EY has reportedly used artificial intelligence to help spot fraud as part of its auditing business. The news comes as other members of accountancy’s Big Four are deploying AI to help junior staff take on more complex tasks, signifying the desire among financial services companies to make more use of automation.

EY says it has been trying out AI to help its auditors. (Photo by D Macdonald/Shutterstock)

While AI has long been used by financial services companies for tasks such as processing application forms, rapid growth in the power and popularity of generative AI systems and tools such as ChatGPT over the past 12 months has led to many tech and business leaders in the sector looking at other ways the technology can help their teams.

EY’s AI auditing is delivering positive results

Auditors at EY have been using an AI tool as part of their work with clients in the UK, and say it has proved effective at spotting fraud.

Speaking to the FT, Kath Barrow, the company’s assurance managing partner for the UK and Ireland region, said the new system checked the books of ten companies, detecting two instances of suspicious activity. Both were later confirmed to be fraudulent.

Further details of the technology being deployed, or how widely it is being used, have not been disclosed by EY, but Barrow told the FT that it “feels like something we should be developing or exploring”, saying that the early results showed the technology has “legs” for auditing.

Elsewhere, Big Four firms are using the technology to help their junior staff. Graduate staff at KPMG are now able to undertake tax work that would previously have only been handed to colleagues with at least three years of experience, Bloomberg reports. This is because AI can handle many of the administrative tasks associated with the work.

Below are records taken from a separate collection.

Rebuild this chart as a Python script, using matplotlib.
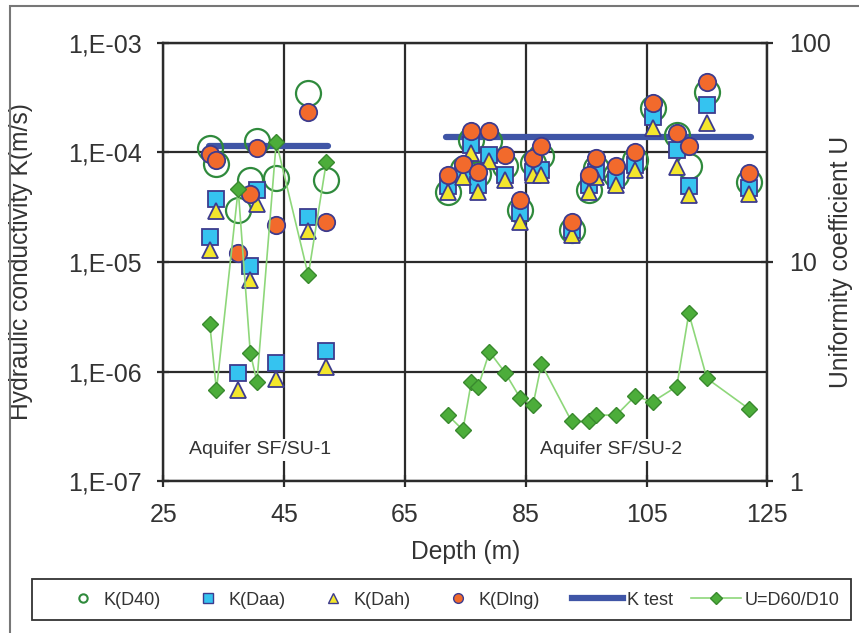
import matplotlib
matplotlib.use("Agg")
import matplotlib.pyplot as plt
from matplotlib.lines import Line2D
from matplotlib.patches import Rectangle
from matplotlib.ticker import FixedLocator, FixedFormatter, NullLocator

plt.rcParams['font.family'] = ['Liberation Sans', 'DejaVu Sans']

# ---- aquifer SF/SU-1 samples ----
depth_su1 = [32.7, 33.8, 37.4, 39.4, 40.5, 43.7, 49.0, 52.0]
k_d40_su1 = [1.11e-4, 7.9e-5, 3.0e-5, 5.6e-5, 1.26e-4, 5.9e-5, 3.5e-4, 5.6e-5]
k_daa_su1 = [1.7e-5, 3.8e-5, 9.75e-7, 9.2e-6, 4.5e-5, 1.2e-6, 2.6e-5, 1.55e-6]
k_dah_su1 = [1.29e-5, 2.9e-5, 6.8e-7, 6.9e-6, 3.4e-5, 8.5e-7, 1.9e-5, 1.1e-6]
k_dlng_su1 = [9.7e-5, 8.5e-5, 1.22e-5, 4.2e-5, 1.11e-4, 2.2e-5, 2.36e-4, 2.3e-5]
u_su1 = [5.2, 2.6, 21.5, 3.85, 2.84, 35.4, 8.7, 28.7]
ktest_su1_depth = [32.5, 52.2]
ktest_su1 = [1.15e-4, 1.15e-4]

# ---- aquifer SF/SU-2 samples ----
depth_su2 = [72.1, 74.6, 76.0, 77.1, 79.0, 81.6, 84.1, 86.2, 87.6, 92.6,
             95.5, 96.6, 100.0, 103.1, 106.0, 110.0, 112.0, 115.0, 122.0]
k_d40_su2 = [4.4e-5, 7.0e-5, 1.3e-4, 6.3e-5, 1.26e-4, 7.5e-5, 3.0e-5, 8.0e-5, 9.2e-5, 1.96e-5,
             4.5e-5, 7.2e-5, 6.2e-5, 8.6e-5, 2.53e-4, 1.45e-4, 7.5e-5, 3.59e-4, 5.4e-5]
k_daa_su2 = [4.9e-5, 6.4e-5, 1.17e-4, 5.0e-5, 9.5e-5, 6.2e-5, 2.8e-5, 6.7e-5, 6.9e-5, 1.96e-5,
             5.0e-5, 6.7e-5, 5.6e-5, 7.7e-5, 2.12e-4, 1.05e-4, 4.9e-5, 2.72e-4, 4.7e-5]
k_dah_su2 = [4.4e-5, 6.0e-5, 9.8e-5, 4.4e-5, 8.3e-5, 5.6e-5, 2.34e-5, 6.2e-5, 6.2e-5, 1.77e-5,
             4.4e-5, 6.0e-5, 5.0e-5, 6.9e-5, 1.66e-4, 7.4e-5, 4.1e-5, 1.85e-4, 4.2e-5]
k_dlng_su2 = [6.2e-5, 7.9e-5, 1.58e-4, 6.7e-5, 1.58e-4, 9.5e-5, 3.7e-5, 8.9e-5, 1.14e-4, 2.34e-5,
              6.2e-5, 9.0e-5, 7.5e-5, 1.02e-4, 2.85e-4, 1.5e-4, 1.15e-4, 4.44e-4, 6.45e-5]
u_su2 = [2.0, 1.71, 2.84, 2.68, 3.89, 3.12, 2.39, 2.22, 3.42, 1.87,
         1.87, 2.0, 2.0, 2.44, 2.30, 2.70, 5.83, 2.94, 2.13]
ktest_su2_depth = [71.8, 122.3]
ktest_su2 = [1.39e-4, 1.39e-4]

x_ticks = [25, 45, 65, 85, 105, 125]
k_ticks = [1e-7, 1e-6, 1e-5, 1e-4, 1e-3]
k_tick_labels = ['1,E-07', '1,E-06', '1,E-05', '1,E-04', '1,E-03']
u_ticks = [1, 10, 100]
u_tick_labels = ['1', '10', '100']

# colours
c_d40 = '#2f8a3c'
c_daa = '#35c3f0'
c_dah = '#f3e62c'
c_dlng = '#f26a2c'
c_edge = '#3d3b8e'
c_ktest = '#3f55a6'
c_u_line = '#8ed77a'
c_u_mark = '#4cad3a'
c_u_edge = '#39892e'
c_axis = '#2b2b2b'
c_text = '#333333'

fig = plt.figure(figsize=(8.59, 6.33), dpi=100)
ax = fig.add_axes([0.1901, 0.2401, 0.7032, 0.6920])
ax2 = ax.twinx()

ax.set_yscale('log')
ax.set_xlim(25, 125)
ax.set_ylim(1e-7, 1e-3)
ax2.set_yscale('log')
ax2.set_ylim(1, 100)

d40_style = dict(ls='none', marker='o', ms=18, mfc='none', mec=c_d40, mew=1.6)
daa_style = dict(ls='none', marker='s', ms=11, mfc=c_daa, mec=c_edge, mew=1.3)
dah_style = dict(ls='none', marker='^', ms=11.5, mfc=c_dah, mec=c_edge, mew=1.3)
dlng_style = dict(ls='none', marker='o', ms=12.5, mfc=c_dlng, mec=c_edge, mew=1.3)
ktest_style = dict(color=c_ktest, lw=4.5, solid_capstyle='round')
u_style = dict(color=c_u_line, lw=1.2, marker='D', ms=8.3, mfc=c_u_mark, mec=c_u_edge, mew=1.0)

for depth, k40, kaa, kah, klng, kd, kt in [
        (depth_su1, k_d40_su1, k_daa_su1, k_dah_su1, k_dlng_su1, ktest_su1_depth, ktest_su1),
        (depth_su2, k_d40_su2, k_daa_su2, k_dah_su2, k_dlng_su2, ktest_su2_depth, ktest_su2)]:
    ax.plot(kd, kt, zorder=3, **ktest_style)
    ax.plot(depth, k40, zorder=4, **d40_style)
    ax.plot(depth, kaa, zorder=5, **daa_style)
    ax.plot(depth, kah, zorder=6, **dah_style)
    ax.plot(depth, klng, zorder=7, **dlng_style)

ax2.plot(depth_su1, u_su1, **u_style)
ax2.plot(depth_su2, u_su2, **u_style)

# axes, ticks and grid
for a in (ax, ax2):
    for sp in a.spines.values():
        sp.set_color(c_axis)
        sp.set_linewidth(1.6)
ax.xaxis.set_major_locator(FixedLocator(x_ticks))
ax.xaxis.set_minor_locator(NullLocator())
ax.yaxis.set_major_locator(FixedLocator(k_ticks))
ax.yaxis.set_major_formatter(FixedFormatter(k_tick_labels))
ax.yaxis.set_minor_locator(NullLocator())
ax2.yaxis.set_major_locator(FixedLocator(u_ticks))
ax2.yaxis.set_major_formatter(FixedFormatter(u_tick_labels))
ax2.yaxis.set_minor_locator(NullLocator())

ax.tick_params(axis='both', direction='inout', length=9, width=1.6, color=c_axis,
               labelsize=18, labelcolor=c_text, pad=11)
ax2.tick_params(axis='y', direction='inout', length=9, width=1.6, color=c_axis,
                labelsize=18, labelcolor=c_text, pad=11)
ax.grid(True, which='major', color=c_axis, lw=1.6)
ax.set_axisbelow(True)

ax.set_xlabel('Depth (m)', fontsize=17.7, color=c_text)
ax.set_ylabel('Hydraulic conductivity K(m/s)', fontsize=17.7, color=c_text)
ax2.set_ylabel('Uniformity coefficient U', fontsize=17.7, color=c_text)
ax.xaxis.set_label_coords(0.5, -0.135)
ax.yaxis.set_label_coords(-0.215, 0.5)
ax2.yaxis.set_label_coords(1.102, 0.5)

# aquifer names
for xt, name in [(41.0, 'Aquifer SF/SU-1'), (99.2, 'Aquifer SF/SU-2')]:
    ax.text(xt, 1.92e-7, name, fontsize=14, color=c_text, ha='center', va='center',
            zorder=8, bbox=dict(facecolor='white', edgecolor='none', pad=1.5))

# legend: marker entries and line entries, one frame around both
h_marks = [Line2D([], [], ls='none', marker='o', ms=6, mfc='none', mec=c_d40, mew=1.5),
           Line2D([], [], ls='none', marker='s', ms=7, mfc=c_daa, mec=c_edge, mew=1.0),
           Line2D([], [], ls='none', marker='^', ms=7, mfc=c_dah, mec=c_edge, mew=1.0),
           Line2D([], [], ls='none', marker='o', ms=7, mfc=c_dlng, mec=c_edge, mew=1.0)]
h_lines = [Line2D([], [], color=c_ktest, lw=4.5),
           Line2D([], [], color=c_u_line, lw=1.2, marker='D', ms=6, mfc=c_u_mark,
                  mec=c_u_edge, mew=1.0)]
leg_kw = dict(loc='center left', frameon=False, fontsize=13, borderpad=0,
              borderaxespad=0, labelcolor=c_text)
leg1 = fig.legend(h_marks, ['K(D40)', 'K(Daa)', 'K(Dah)', 'K(Dlng)'], ncol=4,
                  bbox_to_anchor=(74 / 859, 0.0521), handlelength=1.0,
                  handletextpad=0.61, columnspacing=2.15, **leg_kw)
leg2 = fig.legend(h_lines, ['K test', 'U=D60/D10'], ncol=2,
                  bbox_to_anchor=(572 / 859, 0.0521), handlelength=2.8,
                  handletextpad=0.22, columnspacing=1.0, **leg_kw)

fig.patches.append(Rectangle((32 / 859, 1 - 620 / 633), 819 / 859, 41 / 633,
                             transform=fig.transFigure, fill=False,
                             edgecolor=c_text, lw=1.3))
fig.patches.append(Rectangle((10 / 859, -0.1), 1.2, 1.1 - 6 / 633,
                             transform=fig.transFigure, fill=False,
                             edgecolor='#777777', lw=1.5, clip_on=False))

fig.savefig('out.png', dpi=100, facecolor='white')
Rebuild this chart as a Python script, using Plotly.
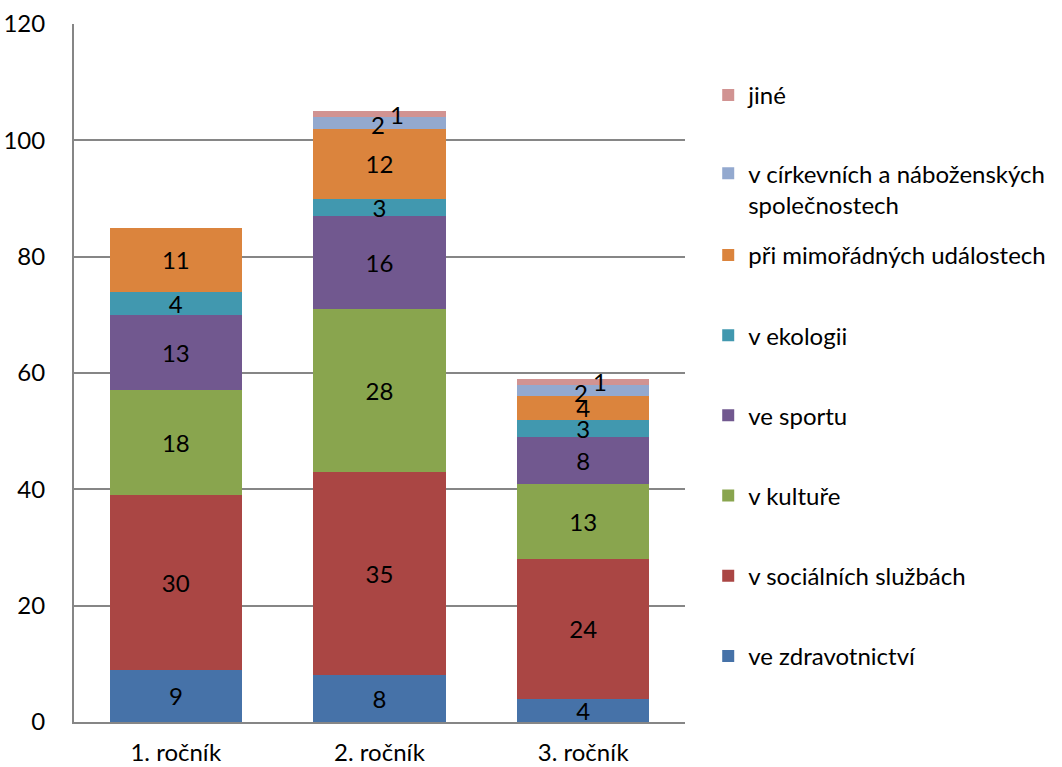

Junior staff members at PwC, meanwhile, are spending more time delivering client pitches rather than preparing documents for meetings.

“For many of us, we started our careers doing the necessary but often tedious work in support of senior professionals,” Bret Greenstein, generative AI leader at PwC, told Bloomberg, adding that the technology “allows junior employees to be more productive and impactful much quicker”.

How will AI in accountancy be regulated?

These AI deployments reflect enthusiasm for AI across the wider financial services sector. A survey released last week of 800 finance leaders conducted by software vendor OneStream found that 80% believe AI will enable increased productivity and efficiency, with 72% expecting it to create new job opportunities in the sector.

However, many in the sector have raised concerns about potential data security questions posed by generative AI, with regulators still developing rules to guide the use of the technology.

The UK’s Financial Conduct Authority said earlier this year that it intends to regulate the use of AI in financial services where appropriate, but has yet to elaborate on how this will work. The UK government’s AI white paper, released in March, says that individual sector regulators will be expected to police how automation is impacting their industries.

In a speech delivered in July, FCA chief executive Nikhil Rathi said: “The use of AI can both benefit markets and can also cause imbalances and risks that affect the integrity, price discovery and transparency and fairness of markets if unleashed unfettered.”

Rathi added the regulator would take a “pro-business” approach, in line with the government’s wider philosophy on AI regulation, and added that “adoption of AI could be key to the UK’s future competitiveness – nowhere more so than in financial services”.